I used to be a frequent listener of some Christian rock artists but even they have lost favor with me as I recoil from the faith I once embraced. I still have the Christian fish tattoo on my ankle and I'd like to keep it but if this religion of mine keeps going in the direction it's going, my tattoo's days are numbered.  But then I ponder—leaving the tattoo as it is will show others that we're not all a throwback to a much darker time. As I've said here before: the word "awful" used to mean awe-inspiring. The word "Christian" is currently being redefined and I need to find a way to distinguish myself from those who have hijacked the meaning of Christianity for their own self-serving and harmful political reasons. I won't go quietly because I do believe it's too important to simply give up and walk away.

I'm happy to say that in spite of how conflicted I've been lately about my faith, we're happy with our new church home at Family of Christ in Lakeville. I don't sense any of the judgment I witnessed at Hosanna and neither is there the conservative mob-mentality that was evident there which bared little resemblance to Jesus. It's sorta like I've been thrown a lifeline in an ocean of uncertainty.

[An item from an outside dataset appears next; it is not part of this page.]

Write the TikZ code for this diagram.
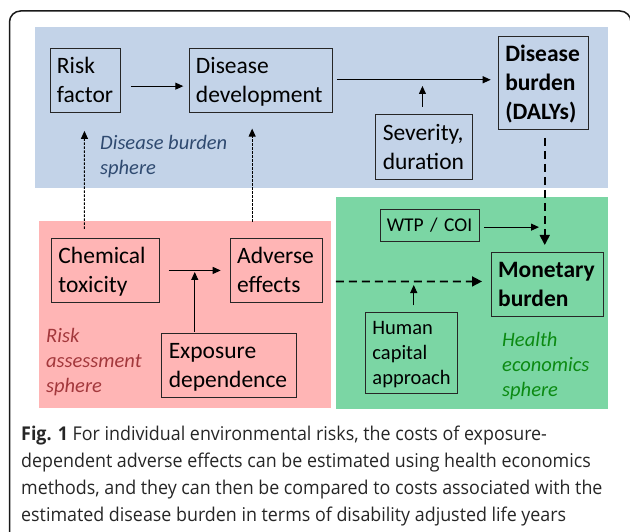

There is one Christian rock band I can still listen to. Jars of Clay took it on the chin from conservative Christians two years ago when lead singer Dan Haseltine dared question out loud the harsh stance from many Christians toward same-sex marriage. He only asked the question but it was enough to cause a coordinated effort to have their music removed from rotation at stations around the country, hurting them financially. The love of Christ is too often missing-in-action from those who most loudly claim to be followers of Jesus.